Michigan Attorney General Mike Cox announced today that he and five other Great Lakes Attorneys General have expressed to the United States Senate their strong opposition to pending legislation that would derail the states' efforts to protect the Great Lakes environment and economy from harmful aquatic invasive species.
LANSING, Michigan Michigan Attorney General Mike Cox announced today that he and five other Great Lakes Attorneys General have expressed to the United States Senate their strong opposition to pending legislation that would derail the states' efforts to protect the Great Lakes environment and economy from harmful aquatic invasive species.
"Working together in both the federal courts and in our own state legislatures, the Great Lakes states have made significant progress in protecting this region's greatest treasure," said Cox. "The legislation currently under review in the Senate would undermine those efforts."
In a letter dated July 20th, Attorneys General from Illinois, Minnesota, New York, Pennsylvania and Wisconsin joined Cox in voicing their three-part criticism of Senate Bill 363, the "Ballast Water Management Act of 2005."
"The bill unacceptably removes the EPA's regulatory authority under the Clean Water Act to control pollutant discharges in ballast water; preempts states' ability to enact laws necessary to protect themselves from these harmful pollutants; and perpetuates an ineffectual regulatory regime and fails to replace it with any timely, environmentally protective standards," according to the letter.
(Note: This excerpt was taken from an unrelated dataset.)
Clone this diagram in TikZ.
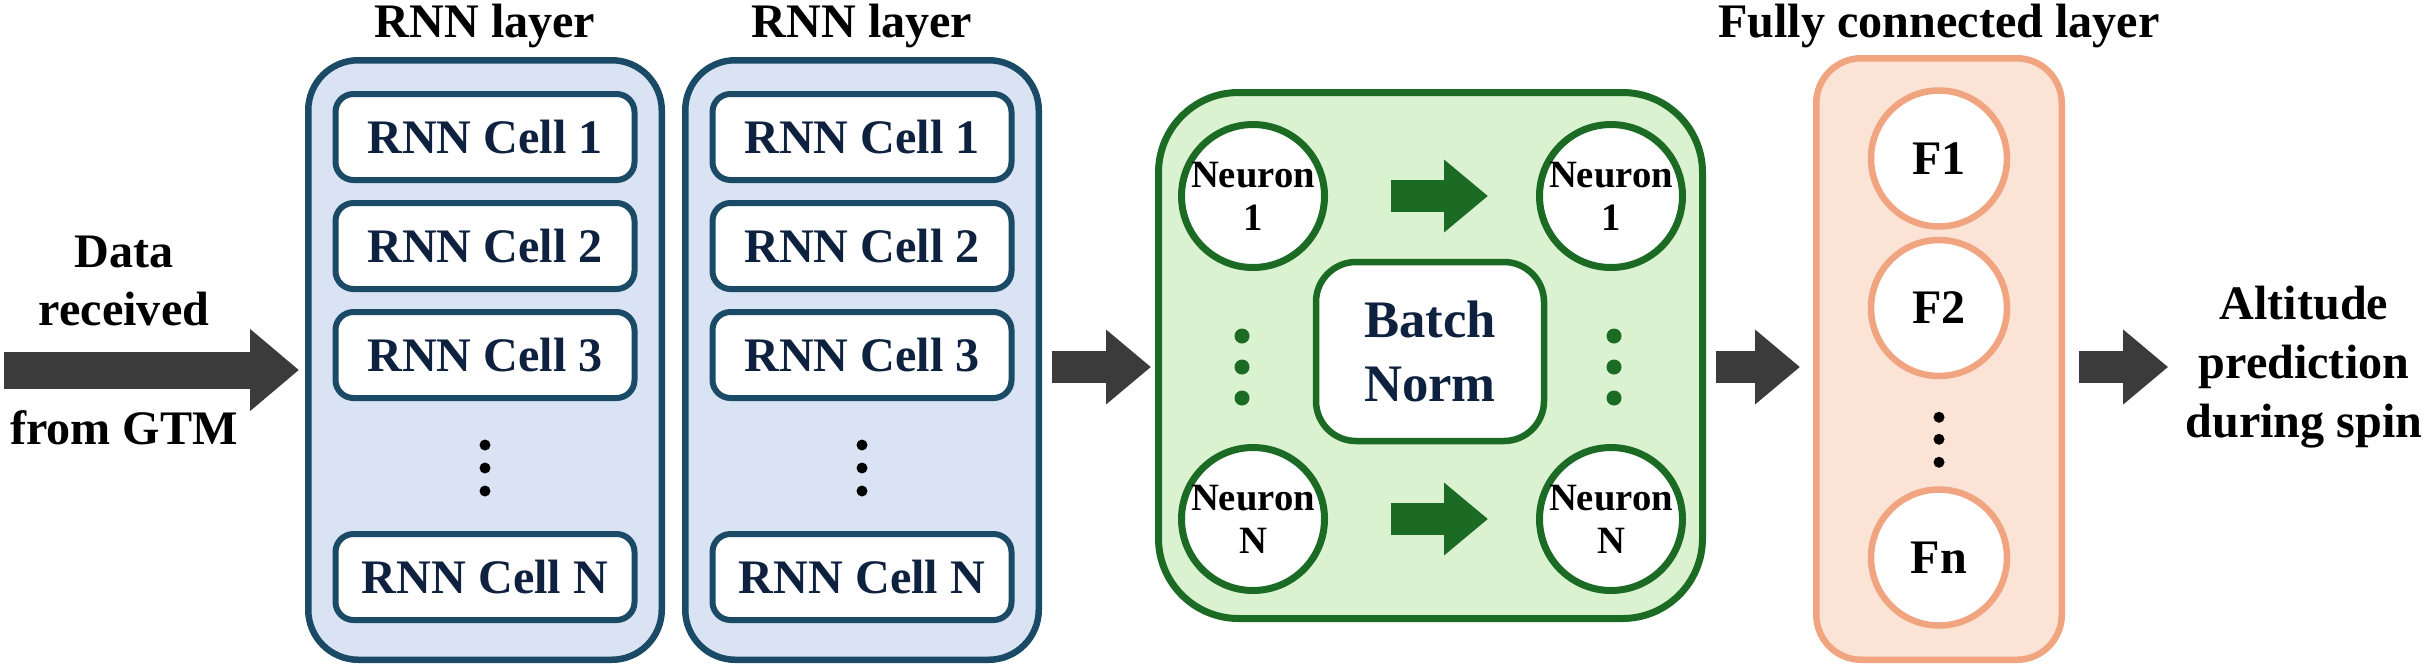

The letter goes on to detail the extraordinary "economic, social, and ecological havoc" caused by the introduction of aquatic invasive species into the Great Lakes. When large oceangoing vessels enter the Great Lakes and load their cargo, they discharge water carried from other ports. This water may contain aquatic invasive species, such as the zebra mussel, sea lamprey, ruffe and goby, which reproduce rapidly in the absence of natural predators and harm their new environment.
The Michigan Attorney General's Office noted that aquatic invasive species also pose a significant threat to Michigan's economy. Commercial and recreational fishing, boating, beaches, tourism and facilities, such as power plants that use water from the Great Lakes, all suffer from the effects of these species. The Great Lakes Environmental Research Lab of the National Oceanic and Atmospheric Administration estimated that controlling zebra mussels and sea lampreys -- two of the most harmful aquatic nuisance species -- costs $45 million each year.
Cox and the other Great Lakes Attorneys General successfully sued in federal court to force the EPA to regulate ballast water discharge under the Clean Water Act. Complimenting the federal efforts, Cox advocated for passage of state legislation, Public Act 33 of 2005, that requires the Michigan Department of Environmental Quality to regulate ballast water discharges into the Great Lakes starting January 1, 2007. The law also requires the Department to pursue formation of a cooperative coalition among the Great Lakes states.